‘Happy People: A Year in the Taiga’: Werner Herzog Telling Stories

“If you ask me, industry and perseverance is at the top of the agenda.” At work, making his way through a snowy wood, Gennady Soloviev pauses. Tall, gaunt, and bearded, he’s attended by his beloved and robustly enthusiastic dogs as he walks. He goes on, “Making a few coins at any price,” he says, cheating by setting up traps during a thaw, leads to the trapping of “pregnant females.” It sounds bad and what’s more, it’s bad for business. “We despise this kind of trapper,” Gennady sums up.

Gennady is, of course, a trapper, as well as the subject of a Russia-made documentary, refitted by Werner Herzog for wider distribution, under the title Happy People: A Year in the Taiga. That is, Herzog has scripted narration, which he reads in voiceover. The effect recalls the sort of documentary that Herzog makes when he’s collecting and framing the footage (as for Into the Abyss) or when he’s assembling someone else’s footage in careful articulation with his own (Grizzly Man), Herzog’s documentaries are at once decidedly individual, in the sense that he speaks his mind and challenges viewers, and also wide-ranging, in subject matter and also in their potential effects on definitions of the genre.

If Happy People isn’t going to unmoor what anyone thinks of documentary, it does raise questions about how documentary do their work. On its face, the film is an abridged version of a four-hour opus directed by Dmitry Vasyukov, 94 minutes of interviews and observational footage, revealing the inhabitants of a remote region of Siberia called the Taiga. In this, the film is conventional ethnography, with the camera intruding minimally but visibly, and the speakers sharing their lives with their visitors, addressed directly on camera. In the isolated village of Bakhta, winters are unforgiving and daily existence arduous, and yet, the film submits, the people who live along the river Yenisei are “happy,” dedicated to traditional ways of life and work.

In addition to the trapper Gennady, the film — shot by Alexey Matveev, Gleb Stepanov, Arthur Sibirski, and Michael Tarkovsky over a year — follows the experiences of hunter-fishermen Nikolay Nikiforovitch Siniaev, one of the only remaining members of the aboriginal Ket people, a hunter and fisherman who demonstrates how to make a canoe from a birch tree, as Herzog notes Nikolay’s importance for sustaining a culture that’s slipping away as you watch it. Herzog’s voice is striking in all contexts, of course, but here his insistence on the happiness afforded by simple patterns and lack of options, as well as the importance of preserving such ancient practices, is as much a creative choice as any image or edit might be. Trappers t work, he says, “become what they essentially are, happy people, accompanied only by their dogs, they live off the land, they are completely self-reliant. They are truly free, no rules, no taxes, no government, no laws, no bureaucracy no phones no radio equipped only with their individual values and standard of conduct.”

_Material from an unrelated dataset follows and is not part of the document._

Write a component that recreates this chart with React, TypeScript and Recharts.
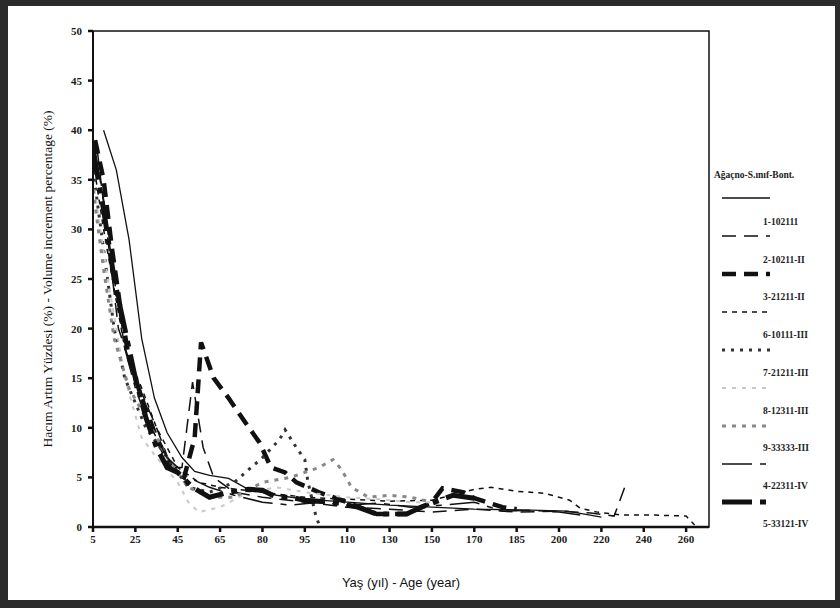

Whether this is Gennady’s sentiment or Herzog’s is hard to say, though the shots of gorgeous “nature” might make it convincing in either case. Herzog’s narration, aided by the film’s imagery, tells a story, sometimes in conjunction with Gennady and Nikolay, sometimes in some subtle tension, most often as a kind of instruction to viewers who will never have the Russian villagers’ experience.

Does it matter that Herzog also did not have this experience, that he didn’t travel to Bakhta or speak with the men whom he characterizes so colorfully? Even as he might seem to be describing what you see, Herzog’s voice has its own effect. During an interview with a war veteran who must pause to gather himself, Herzog not so helpfully remarks that the man is “overwhelmed by memories of the war, he can no longer speak.” You know this, but as Herzog says it, the scene takes on a different sort of drama, not more or less, really, but different, interpreted and named.

It’s this process of interpretation that most vividly characterizes Herzog’s documentaries, his explicit address to viewers and also to his subjects, whether they’re in conversation with him or not (the case of Timothy Treadwell in Grizzly Man may be the most provocative, as the subject is dead, a concept and loss that Herzog contemplates repeatedly in the film). Here the interpretation may be based on access to more footage than you see, but you can’t know that either. Herzog responds to what’s on screen, celebrating and lamenting, engaging (seemingly, anyway) and explicating.

When Gennady interprets his own circumstance, and the trappers who cheat, he lays out a respect for the old ways, and the morality traditionally attached to them. As he argues for the value of what he does and the way he does it, the film illustrates his story. It also confirms Herzog’s story. Both men are artists, both share their views and their labors. And this may be the most stirring insight made visible in Happy People, the work of documentary making, revealed here as related to the process of making choices to shape any document, any observation, any interpretation.